Por Alfonso Eyzaguirre.- Se acerca la primavera y con ello la temporada de los volantines que ponen una nota de color en nuestros cielos, especialmente en la celebración de nuestras Fiestas Patrias.
Sin embargo, por diversas razones hoy son cada vez menos los cultores del volantinismo y también son muy pocos los volantineros, artesanos que crean verdaderas obras de arte con papeles de colores.
Mi abuelo fue un eximio volantinero que durante los meses de agosto y septiembre del siglo pasado se ganaba la vida creando con coligües el soporte donde, con cola, pegaba el cuadrado de papel cuyo diseño él imaginaba y ejecutaba.
La mayoría disfrutábamos con solo encumbrar volantines, como mensajes al cielo. Lo hacíamos con “hilo sano”. Los que gustaban de “echar comisiones” (competencias para cortar el hilo del rival), lo hacían con hilo curado, untado en cola y vidrio molido.
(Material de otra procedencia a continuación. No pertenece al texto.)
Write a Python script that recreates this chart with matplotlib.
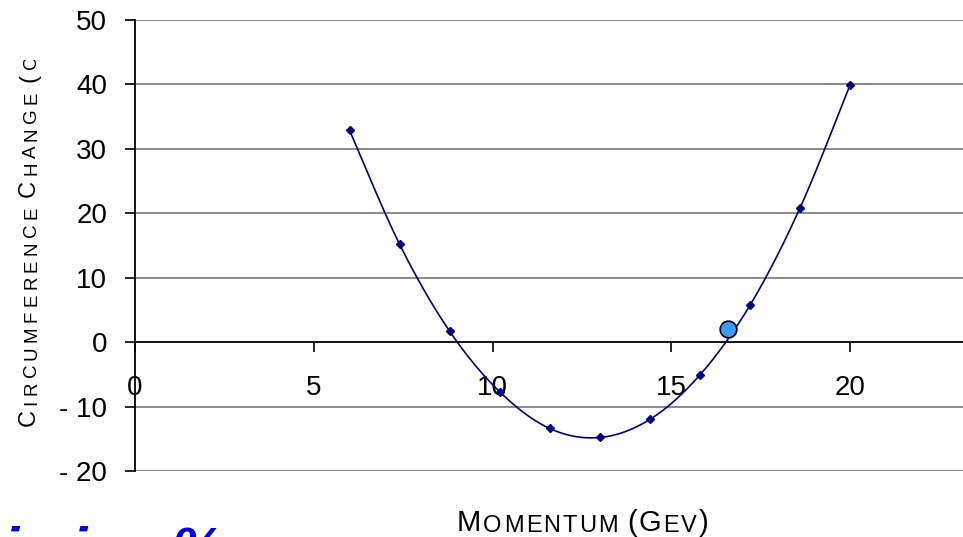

Para “echar comisiones” había que tener además un volantín “chupete” que daba opciones de manejo a su dueño.
Las comisiones generaban otro juego: grupos de niños corrían tras los volantines que se “iban cortados” para poder “pescarlos” porque, según la regla, “volantín cortado no tenía dueño”.
Los volantines se conocen en Chile desde mediados del siglo XVIII, convirtiéndose rápidamente en protagonistas de muchas fiestas, juegos y competencias, pero también creó muchos disturbios. En 1795 se dictó una orden que condenaba a seis días de prisión a todo “malvado” que causara daño como consecuencia de la encumbrada de un volantín.
Su historia se remonta a 1.500 años A.C. en lo que actualmente se conoce como Indonesia. Desde ahí se habría difundido hacia el Pacífico y el Asia continental.
A mí agrada el volantín, porque nos hace mirar al cielo. ¿Y a usted?